Records to process start

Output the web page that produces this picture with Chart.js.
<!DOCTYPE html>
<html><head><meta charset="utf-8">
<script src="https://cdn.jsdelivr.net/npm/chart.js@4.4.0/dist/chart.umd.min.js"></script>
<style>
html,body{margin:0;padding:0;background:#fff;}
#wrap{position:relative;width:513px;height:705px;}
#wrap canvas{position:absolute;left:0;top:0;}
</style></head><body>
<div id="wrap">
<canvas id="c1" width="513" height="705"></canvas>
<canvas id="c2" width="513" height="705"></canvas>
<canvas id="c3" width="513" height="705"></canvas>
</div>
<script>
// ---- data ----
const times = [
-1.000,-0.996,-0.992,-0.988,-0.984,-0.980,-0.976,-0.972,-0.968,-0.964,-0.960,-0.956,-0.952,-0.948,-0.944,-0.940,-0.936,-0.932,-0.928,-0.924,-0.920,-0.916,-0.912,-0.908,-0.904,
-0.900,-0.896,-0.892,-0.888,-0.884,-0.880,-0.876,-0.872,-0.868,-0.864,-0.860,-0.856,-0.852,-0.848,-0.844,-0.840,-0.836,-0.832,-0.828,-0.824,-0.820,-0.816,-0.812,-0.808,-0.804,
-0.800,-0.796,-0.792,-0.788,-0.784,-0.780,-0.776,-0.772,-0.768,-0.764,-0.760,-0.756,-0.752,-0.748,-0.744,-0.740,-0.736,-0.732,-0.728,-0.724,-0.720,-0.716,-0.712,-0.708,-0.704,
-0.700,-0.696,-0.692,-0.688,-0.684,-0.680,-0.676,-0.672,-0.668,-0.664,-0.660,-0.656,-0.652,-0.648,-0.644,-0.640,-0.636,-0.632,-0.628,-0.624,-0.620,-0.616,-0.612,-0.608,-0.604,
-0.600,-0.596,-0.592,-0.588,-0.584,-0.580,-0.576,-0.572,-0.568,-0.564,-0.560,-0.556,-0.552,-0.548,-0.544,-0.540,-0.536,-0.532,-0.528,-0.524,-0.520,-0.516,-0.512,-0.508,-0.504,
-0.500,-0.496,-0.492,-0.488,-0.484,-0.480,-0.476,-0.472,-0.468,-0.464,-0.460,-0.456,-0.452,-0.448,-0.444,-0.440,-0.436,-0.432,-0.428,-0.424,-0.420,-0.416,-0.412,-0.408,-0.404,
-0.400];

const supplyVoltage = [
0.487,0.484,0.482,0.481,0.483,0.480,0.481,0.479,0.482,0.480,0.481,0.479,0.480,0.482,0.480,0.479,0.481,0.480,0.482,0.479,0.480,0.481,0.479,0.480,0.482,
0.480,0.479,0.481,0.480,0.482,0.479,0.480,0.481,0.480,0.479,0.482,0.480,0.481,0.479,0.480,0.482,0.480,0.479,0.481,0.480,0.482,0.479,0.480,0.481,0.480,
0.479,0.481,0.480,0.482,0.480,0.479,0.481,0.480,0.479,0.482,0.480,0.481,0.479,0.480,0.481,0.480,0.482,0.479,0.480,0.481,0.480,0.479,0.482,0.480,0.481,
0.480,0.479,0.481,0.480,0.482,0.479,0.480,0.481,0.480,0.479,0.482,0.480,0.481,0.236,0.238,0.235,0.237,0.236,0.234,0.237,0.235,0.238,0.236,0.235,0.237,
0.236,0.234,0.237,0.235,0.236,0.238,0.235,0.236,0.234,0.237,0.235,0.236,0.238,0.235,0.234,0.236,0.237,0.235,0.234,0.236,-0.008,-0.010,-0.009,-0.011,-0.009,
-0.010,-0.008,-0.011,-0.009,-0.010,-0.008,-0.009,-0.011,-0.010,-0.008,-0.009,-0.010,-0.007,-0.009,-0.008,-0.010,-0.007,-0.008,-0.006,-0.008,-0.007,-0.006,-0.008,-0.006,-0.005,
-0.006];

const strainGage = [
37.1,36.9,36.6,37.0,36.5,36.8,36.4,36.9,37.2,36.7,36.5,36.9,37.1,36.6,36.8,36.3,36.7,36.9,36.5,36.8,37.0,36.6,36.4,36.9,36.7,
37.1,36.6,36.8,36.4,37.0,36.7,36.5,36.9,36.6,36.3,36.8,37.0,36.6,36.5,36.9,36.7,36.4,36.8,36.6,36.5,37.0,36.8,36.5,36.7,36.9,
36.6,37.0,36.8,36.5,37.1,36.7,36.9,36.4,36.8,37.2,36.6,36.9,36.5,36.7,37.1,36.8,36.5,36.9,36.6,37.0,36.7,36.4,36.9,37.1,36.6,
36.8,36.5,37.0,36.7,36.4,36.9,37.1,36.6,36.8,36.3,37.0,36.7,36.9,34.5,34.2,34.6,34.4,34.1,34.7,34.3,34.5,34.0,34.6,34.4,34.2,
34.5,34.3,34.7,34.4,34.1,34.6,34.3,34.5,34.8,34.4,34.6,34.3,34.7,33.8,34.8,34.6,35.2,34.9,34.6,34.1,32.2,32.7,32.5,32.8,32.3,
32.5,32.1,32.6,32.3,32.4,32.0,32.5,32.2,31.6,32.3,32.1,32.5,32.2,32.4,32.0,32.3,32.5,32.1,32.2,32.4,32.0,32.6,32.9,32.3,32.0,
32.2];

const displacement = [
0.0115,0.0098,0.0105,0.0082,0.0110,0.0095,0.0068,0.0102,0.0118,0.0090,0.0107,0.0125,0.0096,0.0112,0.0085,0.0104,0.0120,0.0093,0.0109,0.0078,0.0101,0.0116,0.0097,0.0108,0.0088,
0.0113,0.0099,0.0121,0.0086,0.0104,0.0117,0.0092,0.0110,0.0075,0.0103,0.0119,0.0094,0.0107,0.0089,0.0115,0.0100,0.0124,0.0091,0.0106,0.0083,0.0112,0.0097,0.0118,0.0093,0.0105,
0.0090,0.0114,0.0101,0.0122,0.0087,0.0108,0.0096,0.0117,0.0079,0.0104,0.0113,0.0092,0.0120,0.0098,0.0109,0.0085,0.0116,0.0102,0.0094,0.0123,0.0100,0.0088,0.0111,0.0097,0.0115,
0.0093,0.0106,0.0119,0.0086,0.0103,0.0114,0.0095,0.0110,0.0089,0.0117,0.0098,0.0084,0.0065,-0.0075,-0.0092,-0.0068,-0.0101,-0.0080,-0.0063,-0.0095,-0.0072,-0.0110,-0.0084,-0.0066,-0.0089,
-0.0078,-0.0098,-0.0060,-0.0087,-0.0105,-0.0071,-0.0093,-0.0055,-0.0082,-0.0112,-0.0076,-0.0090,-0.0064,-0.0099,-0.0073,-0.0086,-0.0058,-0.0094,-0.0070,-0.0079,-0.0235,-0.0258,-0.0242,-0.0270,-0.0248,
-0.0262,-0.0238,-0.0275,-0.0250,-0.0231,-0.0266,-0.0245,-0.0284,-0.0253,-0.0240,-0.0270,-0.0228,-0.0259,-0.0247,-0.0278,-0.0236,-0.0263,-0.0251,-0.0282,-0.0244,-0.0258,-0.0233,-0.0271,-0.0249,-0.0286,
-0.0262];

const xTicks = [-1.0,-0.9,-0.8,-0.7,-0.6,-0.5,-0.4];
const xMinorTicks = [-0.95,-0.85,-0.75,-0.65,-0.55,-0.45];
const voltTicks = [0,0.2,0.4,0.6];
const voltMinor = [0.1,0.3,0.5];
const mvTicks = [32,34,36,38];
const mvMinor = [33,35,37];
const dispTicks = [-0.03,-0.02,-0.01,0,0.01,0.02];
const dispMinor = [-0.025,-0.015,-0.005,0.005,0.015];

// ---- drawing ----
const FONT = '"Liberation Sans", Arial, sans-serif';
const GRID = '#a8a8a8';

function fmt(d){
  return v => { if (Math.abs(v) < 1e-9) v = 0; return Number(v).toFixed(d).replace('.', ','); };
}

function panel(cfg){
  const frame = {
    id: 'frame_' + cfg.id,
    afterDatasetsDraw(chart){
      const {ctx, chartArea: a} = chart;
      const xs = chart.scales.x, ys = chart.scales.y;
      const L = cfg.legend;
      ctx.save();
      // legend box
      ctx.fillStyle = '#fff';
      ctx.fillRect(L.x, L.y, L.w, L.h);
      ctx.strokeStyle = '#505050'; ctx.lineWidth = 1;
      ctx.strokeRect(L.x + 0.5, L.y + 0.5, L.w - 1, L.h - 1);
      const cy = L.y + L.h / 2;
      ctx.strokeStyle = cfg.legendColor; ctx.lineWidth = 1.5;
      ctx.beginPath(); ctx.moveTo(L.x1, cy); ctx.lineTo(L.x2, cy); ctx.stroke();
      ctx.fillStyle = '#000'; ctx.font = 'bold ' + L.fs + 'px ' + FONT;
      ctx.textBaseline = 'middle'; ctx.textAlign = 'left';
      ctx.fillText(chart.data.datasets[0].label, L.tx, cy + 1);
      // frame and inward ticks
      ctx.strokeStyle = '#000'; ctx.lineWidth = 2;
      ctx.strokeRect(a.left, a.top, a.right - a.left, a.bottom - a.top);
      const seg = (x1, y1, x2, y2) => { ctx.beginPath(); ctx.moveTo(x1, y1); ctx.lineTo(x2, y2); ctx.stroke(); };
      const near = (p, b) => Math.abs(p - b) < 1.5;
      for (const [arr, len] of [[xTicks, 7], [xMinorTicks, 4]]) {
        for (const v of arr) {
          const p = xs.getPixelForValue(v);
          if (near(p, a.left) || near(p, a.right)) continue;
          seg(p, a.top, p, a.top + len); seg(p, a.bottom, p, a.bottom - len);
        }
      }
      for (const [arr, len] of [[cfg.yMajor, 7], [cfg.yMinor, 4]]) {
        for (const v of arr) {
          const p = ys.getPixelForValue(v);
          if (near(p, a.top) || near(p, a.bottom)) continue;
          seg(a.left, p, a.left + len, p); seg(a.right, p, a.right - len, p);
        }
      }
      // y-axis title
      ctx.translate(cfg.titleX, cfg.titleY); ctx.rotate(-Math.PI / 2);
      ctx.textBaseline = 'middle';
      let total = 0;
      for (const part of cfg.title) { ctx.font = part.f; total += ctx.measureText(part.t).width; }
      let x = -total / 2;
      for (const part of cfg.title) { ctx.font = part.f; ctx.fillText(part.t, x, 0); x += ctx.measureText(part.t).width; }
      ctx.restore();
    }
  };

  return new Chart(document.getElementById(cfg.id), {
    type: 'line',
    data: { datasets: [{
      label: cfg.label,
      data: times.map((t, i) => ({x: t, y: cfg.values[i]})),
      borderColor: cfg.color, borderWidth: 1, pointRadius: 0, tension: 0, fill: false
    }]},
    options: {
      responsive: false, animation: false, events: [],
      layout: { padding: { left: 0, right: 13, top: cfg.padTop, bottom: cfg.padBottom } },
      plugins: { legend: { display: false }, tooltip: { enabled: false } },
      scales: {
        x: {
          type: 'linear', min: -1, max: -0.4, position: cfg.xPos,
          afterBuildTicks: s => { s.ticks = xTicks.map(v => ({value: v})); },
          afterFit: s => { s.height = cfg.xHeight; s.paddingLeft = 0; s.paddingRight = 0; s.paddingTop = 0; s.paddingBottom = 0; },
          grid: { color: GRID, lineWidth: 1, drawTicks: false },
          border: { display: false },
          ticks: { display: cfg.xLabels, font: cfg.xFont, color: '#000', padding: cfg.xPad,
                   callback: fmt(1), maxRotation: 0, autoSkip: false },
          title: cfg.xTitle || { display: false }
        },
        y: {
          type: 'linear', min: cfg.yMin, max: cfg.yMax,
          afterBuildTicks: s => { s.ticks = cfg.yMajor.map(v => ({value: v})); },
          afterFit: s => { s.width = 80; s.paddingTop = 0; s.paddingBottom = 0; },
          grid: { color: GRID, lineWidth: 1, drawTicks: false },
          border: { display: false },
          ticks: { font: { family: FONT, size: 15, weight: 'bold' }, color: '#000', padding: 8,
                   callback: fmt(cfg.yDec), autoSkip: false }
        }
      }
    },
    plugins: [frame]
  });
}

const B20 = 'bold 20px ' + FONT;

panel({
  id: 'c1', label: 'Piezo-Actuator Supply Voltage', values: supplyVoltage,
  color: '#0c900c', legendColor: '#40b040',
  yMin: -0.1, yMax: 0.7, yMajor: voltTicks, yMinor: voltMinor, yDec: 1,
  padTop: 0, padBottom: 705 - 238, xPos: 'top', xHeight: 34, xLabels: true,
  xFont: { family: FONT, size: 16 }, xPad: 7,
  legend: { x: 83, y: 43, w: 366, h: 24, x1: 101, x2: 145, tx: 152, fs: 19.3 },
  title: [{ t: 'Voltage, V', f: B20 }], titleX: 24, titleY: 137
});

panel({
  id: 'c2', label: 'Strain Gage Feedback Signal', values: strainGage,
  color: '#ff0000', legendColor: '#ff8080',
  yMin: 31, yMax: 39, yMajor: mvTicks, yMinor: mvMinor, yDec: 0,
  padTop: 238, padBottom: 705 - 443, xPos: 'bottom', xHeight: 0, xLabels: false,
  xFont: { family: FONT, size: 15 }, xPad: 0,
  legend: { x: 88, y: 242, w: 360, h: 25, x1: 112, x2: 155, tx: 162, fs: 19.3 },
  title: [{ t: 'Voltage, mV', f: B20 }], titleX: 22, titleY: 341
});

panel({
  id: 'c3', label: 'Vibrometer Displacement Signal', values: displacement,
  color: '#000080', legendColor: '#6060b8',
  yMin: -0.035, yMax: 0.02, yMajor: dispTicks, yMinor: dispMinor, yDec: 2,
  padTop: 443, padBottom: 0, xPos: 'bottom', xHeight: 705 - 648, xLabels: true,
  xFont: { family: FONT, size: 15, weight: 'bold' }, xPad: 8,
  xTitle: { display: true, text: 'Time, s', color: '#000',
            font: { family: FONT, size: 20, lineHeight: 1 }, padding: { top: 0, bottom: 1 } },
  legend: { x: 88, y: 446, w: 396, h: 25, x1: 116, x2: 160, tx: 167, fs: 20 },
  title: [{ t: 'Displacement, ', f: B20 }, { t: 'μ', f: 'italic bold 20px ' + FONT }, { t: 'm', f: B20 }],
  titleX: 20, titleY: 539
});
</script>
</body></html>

Records to process end
Records to process start

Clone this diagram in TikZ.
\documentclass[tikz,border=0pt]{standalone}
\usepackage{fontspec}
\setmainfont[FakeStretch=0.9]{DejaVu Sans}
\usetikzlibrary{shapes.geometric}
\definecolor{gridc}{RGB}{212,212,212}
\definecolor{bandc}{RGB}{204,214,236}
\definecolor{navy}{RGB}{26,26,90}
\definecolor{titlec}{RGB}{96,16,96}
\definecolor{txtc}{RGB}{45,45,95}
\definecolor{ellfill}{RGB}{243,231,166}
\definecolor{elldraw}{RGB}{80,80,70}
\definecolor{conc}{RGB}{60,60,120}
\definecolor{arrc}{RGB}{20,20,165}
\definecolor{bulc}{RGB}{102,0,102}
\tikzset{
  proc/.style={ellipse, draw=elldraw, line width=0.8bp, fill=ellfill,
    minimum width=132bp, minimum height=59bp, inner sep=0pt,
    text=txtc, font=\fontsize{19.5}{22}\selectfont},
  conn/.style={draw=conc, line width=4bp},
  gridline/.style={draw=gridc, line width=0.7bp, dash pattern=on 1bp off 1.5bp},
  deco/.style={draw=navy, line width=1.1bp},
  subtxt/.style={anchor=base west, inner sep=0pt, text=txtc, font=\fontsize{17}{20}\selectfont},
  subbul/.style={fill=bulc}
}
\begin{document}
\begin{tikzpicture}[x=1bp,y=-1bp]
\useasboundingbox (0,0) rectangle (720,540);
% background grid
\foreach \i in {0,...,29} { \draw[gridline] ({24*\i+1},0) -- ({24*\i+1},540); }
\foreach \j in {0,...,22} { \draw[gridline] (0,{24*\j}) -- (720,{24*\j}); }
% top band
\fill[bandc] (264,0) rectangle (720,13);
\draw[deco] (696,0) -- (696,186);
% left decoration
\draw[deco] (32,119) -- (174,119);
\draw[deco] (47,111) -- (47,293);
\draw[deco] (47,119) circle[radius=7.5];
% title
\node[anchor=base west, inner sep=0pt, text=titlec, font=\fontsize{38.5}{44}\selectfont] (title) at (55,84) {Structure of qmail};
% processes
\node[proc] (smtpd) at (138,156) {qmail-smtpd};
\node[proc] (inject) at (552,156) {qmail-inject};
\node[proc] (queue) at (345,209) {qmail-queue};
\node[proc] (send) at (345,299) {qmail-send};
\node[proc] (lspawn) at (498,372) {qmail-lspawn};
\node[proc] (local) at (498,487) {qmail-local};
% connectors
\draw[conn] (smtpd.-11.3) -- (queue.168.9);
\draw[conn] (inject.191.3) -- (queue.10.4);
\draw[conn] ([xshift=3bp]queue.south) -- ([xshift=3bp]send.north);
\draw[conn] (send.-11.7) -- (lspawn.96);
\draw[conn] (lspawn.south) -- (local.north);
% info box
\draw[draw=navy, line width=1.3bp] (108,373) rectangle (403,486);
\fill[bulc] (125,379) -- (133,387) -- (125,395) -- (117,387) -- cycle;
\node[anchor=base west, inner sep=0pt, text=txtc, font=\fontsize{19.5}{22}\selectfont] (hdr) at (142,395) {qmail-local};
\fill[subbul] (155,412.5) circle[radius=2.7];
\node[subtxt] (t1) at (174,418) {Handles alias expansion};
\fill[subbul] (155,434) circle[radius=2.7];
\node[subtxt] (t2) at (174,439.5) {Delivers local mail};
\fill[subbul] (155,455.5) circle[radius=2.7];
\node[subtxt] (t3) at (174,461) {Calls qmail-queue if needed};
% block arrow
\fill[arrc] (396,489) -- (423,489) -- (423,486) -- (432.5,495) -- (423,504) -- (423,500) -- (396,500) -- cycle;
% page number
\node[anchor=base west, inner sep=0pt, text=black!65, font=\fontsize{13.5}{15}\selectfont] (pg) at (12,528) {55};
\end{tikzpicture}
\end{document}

Records to process end
Records to process start

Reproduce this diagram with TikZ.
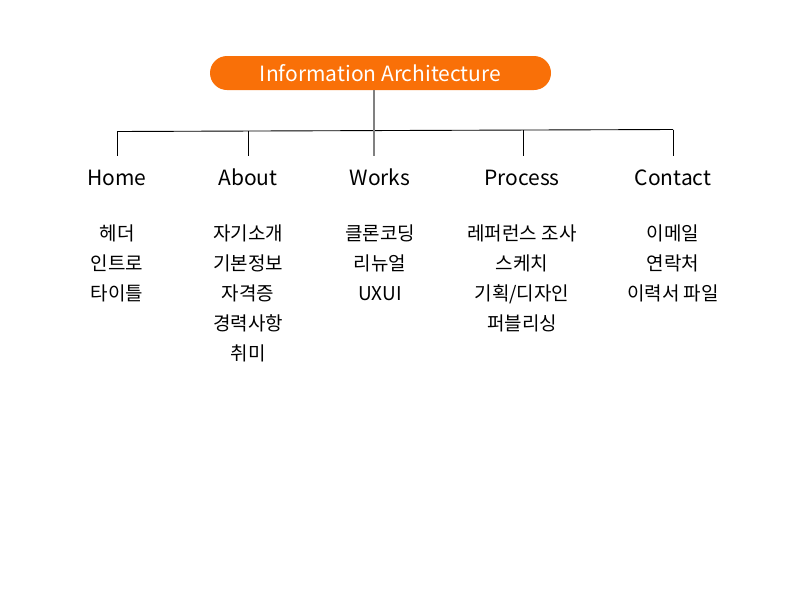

Records to process end

### Written task
Find all lines with "diagram" in them and copy each one.

### Completed exercise
Clone this diagram in TikZ.
Reproduce this diagram with TikZ.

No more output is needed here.